Trombone Slide Lubrication

    There are a number of fine trombone lubricants on the market, but the ones that seem to best combine ease of application – even for the youngest players – and effective lubrication are those that contain some combination of liquid cream and silicone (or similar formulations) in a single bottle. Assuming that the slide has been cleaned, to apply these products place a four- to six-inch line of lubricant on the top of each inner slide tube, assemble each pair of tubes individually and work the slide up and down to distribute the product, assemble the slide, and spray with water if desired. Sometimes the lubricant will work fine with little or no water. 
    Some trombonists prefer the older slide creams that are applied manually; these also are very effective but are a bit more difficult to apply. To apply these creams take a small amount of product in the hand and spread it on each inner slide tube.  Next, work each pair of tubes individually, then together. At this point, I have always found it best to wipe off each inner tube lightly with a paper towel, as the amount of lubricant needed for these products to work best is extremely small. Optionally, one might want to add a bit of a silicone additive to each tube. Finally, spray with a fairly generous amount of water; the water will bead up and provide the actual lubricating function.
    Any of the above options is a better choice than the petroleum-based slide oils often included with student-line instruments. While similar oils work just fine on valve instruments, these oils provide uneven coverage and evaporate too quickly to make effective trombone slide lubricants.

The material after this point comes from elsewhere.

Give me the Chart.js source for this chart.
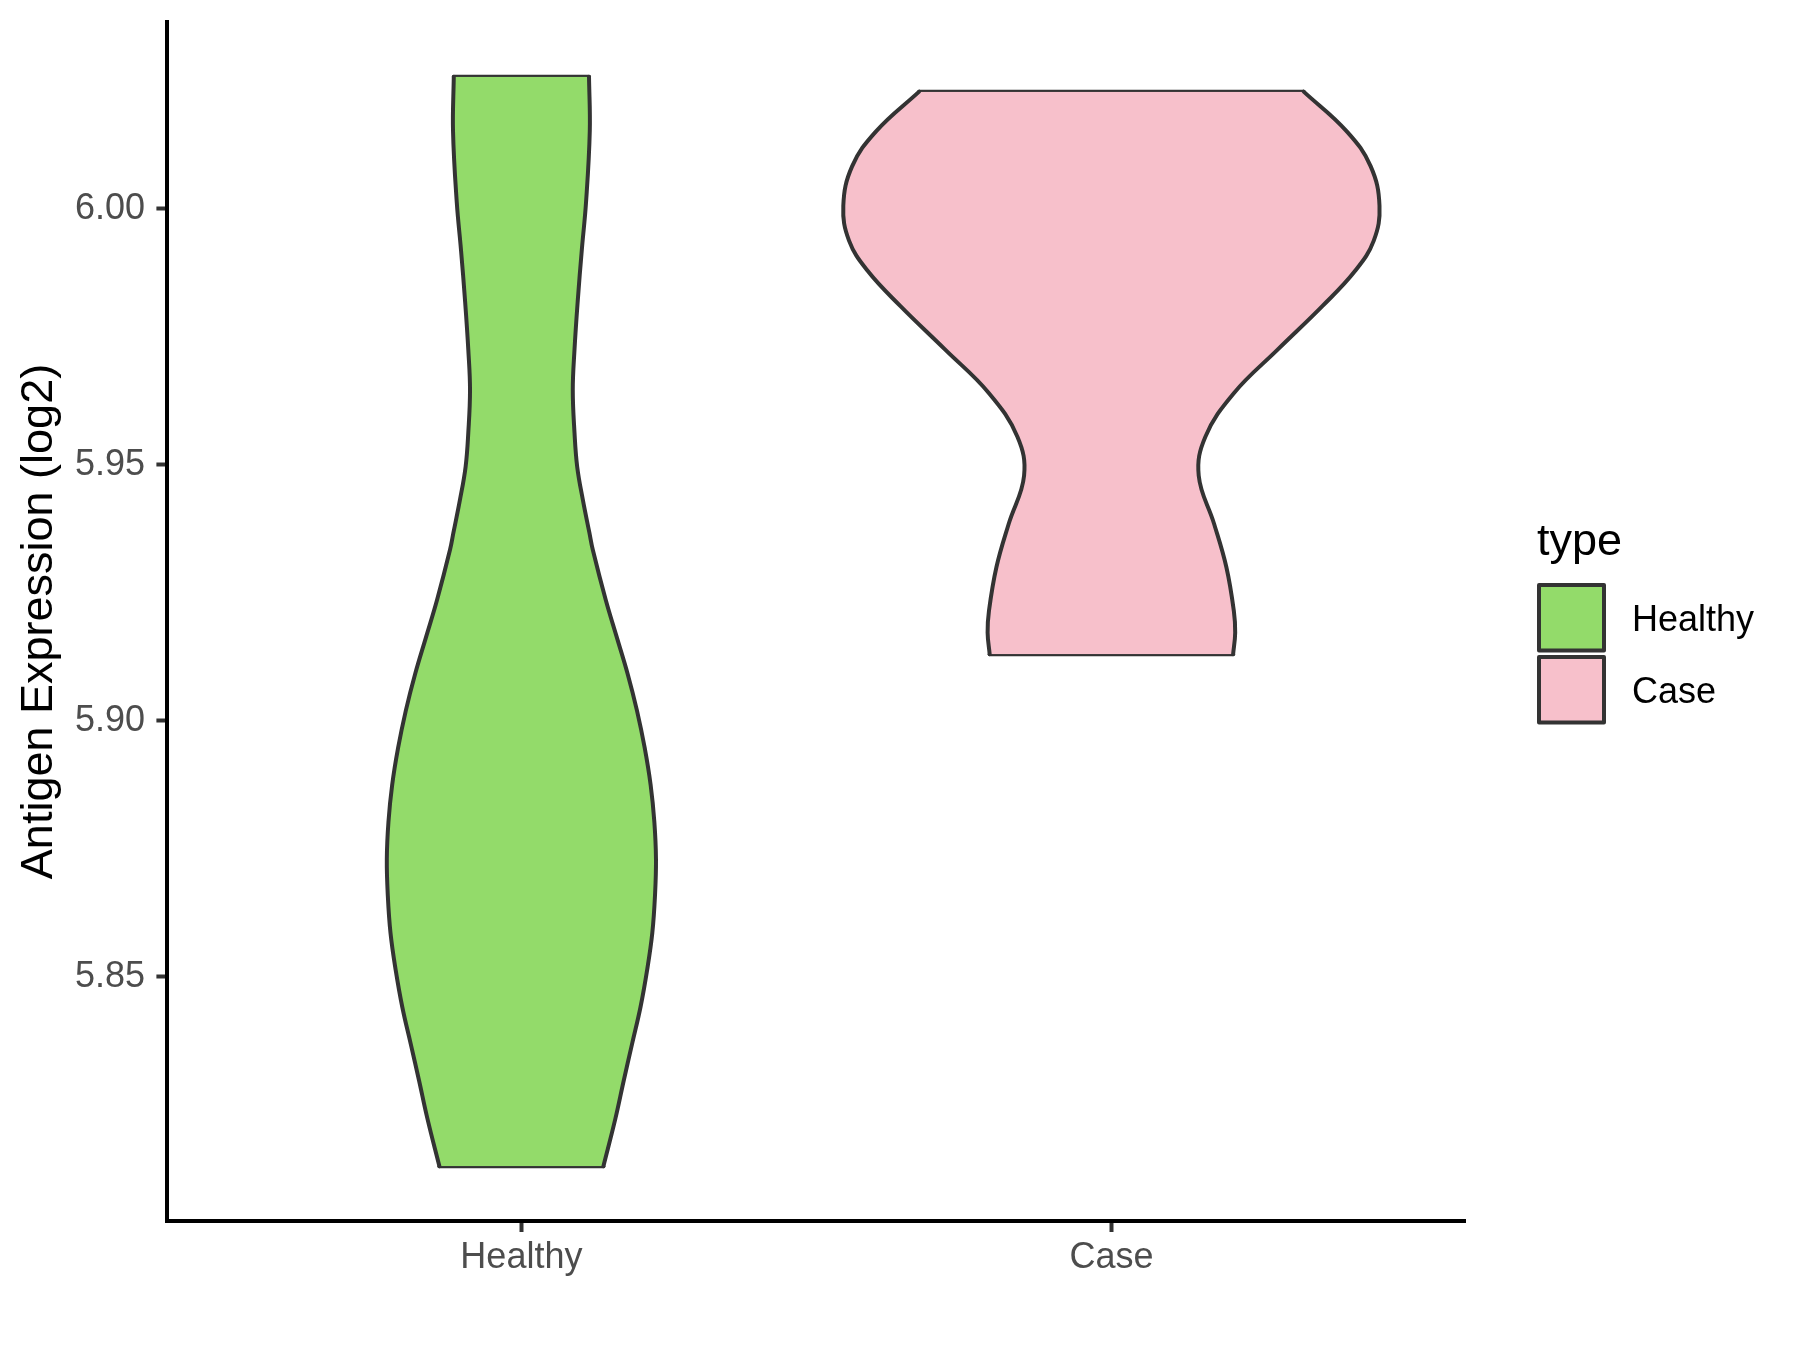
<!DOCTYPE html>
<html>
<head>
<meta charset="utf-8">
<script src="https://cdn.jsdelivr.net/npm/chart.js@4.4.1/dist/chart.umd.min.js"></script>
<style>
  html, body { margin: 0; padding: 0; background: #ffffff; }
  canvas { display: block; }
</style>
</head>
<body>
<canvas id="chart" width="1800" height="1350"></canvas>
<script>
// groups on the x axis (and in the legend)
const groups = ['Healthy', 'Case'];
const groupColors = ['#93DB6A', '#F7C0CB'];

// y axis
const yTicks = [5.85, 5.90, 5.95, 6.00];
const yMin = 5.8023;
const yMax = 6.0365;

// violin outlines: level + half width (in category units)
const healthyLevels = [5.8130, 5.8223, 5.8297, 5.8369, 5.8441, 5.8514, 5.8586, 5.8658, 5.8730,
  5.8803, 5.8875, 5.8947, 5.9020, 5.9092, 5.9164, 5.9236, 5.9334, 5.9367, 5.9432, 5.9496,
  5.9563, 5.9646, 5.9725, 5.9822, 5.9920, 6.0012, 6.0152, 6.0258];
const healthyHalfWidths = [0.1390, 0.1593, 0.1734, 0.1876, 0.2019, 0.2132, 0.2219, 0.2264, 0.2281,
  0.2253, 0.2190, 0.2090, 0.1959, 0.1800, 0.1615, 0.1430, 0.1210, 0.1153, 0.1041, 0.0946,
  0.0900, 0.0871, 0.0900, 0.0956, 0.1024, 0.1095, 0.1159, 0.1146];

const caseLevels = [5.9130, 5.9172, 5.9215, 5.9300, 5.9385, 5.9479, 5.9555, 5.9640, 5.9725,
  5.9810, 5.9879, 5.9938, 6.0006, 6.0083, 6.0151, 6.0229];
const caseHalfWidths = [0.2063, 0.2098, 0.2075, 0.1949, 0.1740, 0.1480, 0.1593, 0.2075, 0.2817,
  0.3575, 0.4132, 0.4447, 0.4544, 0.4395, 0.3993, 0.3259];

const FONT = '"Liberation Sans", Arial, Helvetica, sans-serif';

// line settings shared by every outline piece
const edge = {
  showLine: true,
  indexAxis: 'y',
  borderColor: '#333333',
  borderWidth: 4,
  borderCapStyle: 'round',
  borderJoinStyle: 'round',
  pointRadius: 0,
  pointHoverRadius: 0,
  cubicInterpolationMode: 'default',
  tension: 0.4
};

// left side, right side (filled against the left), flat bottom and top
function violin(pos, levels, halfWidths, color) {
  let left = levels.map((v, i) => ({ x: pos - halfWidths[i], y: v }));
  let right = levels.map((v, i) => ({ x: pos + halfWidths[i], y: v }));
  let n = levels.length - 1;
  return [
    { ...edge, data: left, fill: false },
    { ...edge, data: right, fill: '-1', backgroundColor: color },
    { ...edge, data: [left[0], right[0]], fill: false, tension: 0 },
    { ...edge, data: [left[n], right[n]], fill: false, tension: 0 }
  ];
}

let datasets = [
  ...violin(1, healthyLevels, healthyHalfWidths, groupColors[0]),
  ...violin(2, caseLevels, caseHalfWidths, groupColors[1])
];

// ggplot style legend on the right
const typeLegend = {
  id: 'typeLegend',
  afterDraw(chart) {
    let ctx = chart.ctx;
    ctx.save();
    ctx.fillStyle = '#000000';
    ctx.textAlign = 'left';
    ctx.textBaseline = 'alphabetic';
    ctx.font = '45px ' + FONT;
    ctx.fillText('type', 1537, 555);
    groups.forEach((g, i) => {
      let top = 585 + i * 72;
      ctx.fillStyle = groupColors[i];
      ctx.fillRect(1539, top, 65, 65.5);
      ctx.strokeStyle = '#333333';
      ctx.lineWidth = 4;
      ctx.lineJoin = 'round';
      ctx.strokeRect(1539, top, 65, 65.5);
      ctx.fillStyle = '#000000';
      ctx.font = '36px ' + FONT;
      ctx.textBaseline = 'alphabetic';
      ctx.fillText(g, 1632, top + 46);
    });
    ctx.restore();
  }
};

new Chart(document.getElementById('chart'), {
  type: 'scatter',
  data: { datasets: datasets },
  plugins: [typeLegend],
  options: {
    responsive: false,
    animation: false,
    indexAxis: 'y',
    layout: { padding: { left: 0, top: 22, right: 334.6, bottom: 0 } },
    plugins: {
      legend: { display: false },
      tooltip: { enabled: false },
      filler: { propagate: false }
    },
    scales: {
      x: {
        type: 'linear',
        min: 0.4,
        max: 2.6,
        afterBuildTicks: s => { s.ticks = groups.map((g, i) => ({ value: i + 1 })); },
        afterFit: s => { s.height = 129; s.paddingLeft = 0; s.paddingRight = 0; },
        grid: { display: true, drawOnChartArea: false, drawTicks: true, tickLength: 11, tickColor: '#333333', tickWidth: 4 },
        border: { display: true, color: '#000000', width: 4 },
        ticks: {
          autoSkip: false,
          maxRotation: 0,
          padding: 4.5,
          color: '#4D4D4D',
          font: { family: FONT, size: 36 },
          callback: v => groups[Math.round(v) - 1]
        }
      },
      y: {
        type: 'linear',
        min: yMin,
        max: yMax,
        afterBuildTicks: s => { s.ticks = yTicks.map(v => ({ value: v })); },
        afterFit: s => { s.width = 167.4; s.paddingTop = 0; s.paddingBottom = 0; },
        grid: { display: true, drawOnChartArea: false, drawTicks: true, tickLength: 11, tickColor: '#333333', tickWidth: 4 },
        border: { display: true, color: '#000000', width: 4 },
        ticks: {
          autoSkip: false,
          padding: 11.4,
          color: '#4D4D4D',
          font: { family: FONT, size: 36 },
          callback: v => v.toFixed(2)
        },
        title: {
          display: true,
          text: 'Antigen Expression (log2)',
          color: '#000000',
          font: { family: FONT, size: 45 },
          padding: { top: 13, bottom: 0 }
        }
      }
    }
  }
});
</script>
</body>
</html>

    Keeping the trombone slide in good repair, along with proper cleaning and lubrication, is vital to keeping trombone slides moving quickly and thus enabling students to play their very best. While the maintenance steps described here might seem time-consuming, they eliminate many problems that can lead to damage, expense, and lost playing time down the road. Most importantly, when the slide is clean, properly lubricated, and in good repair, playing the trombone is much more fun.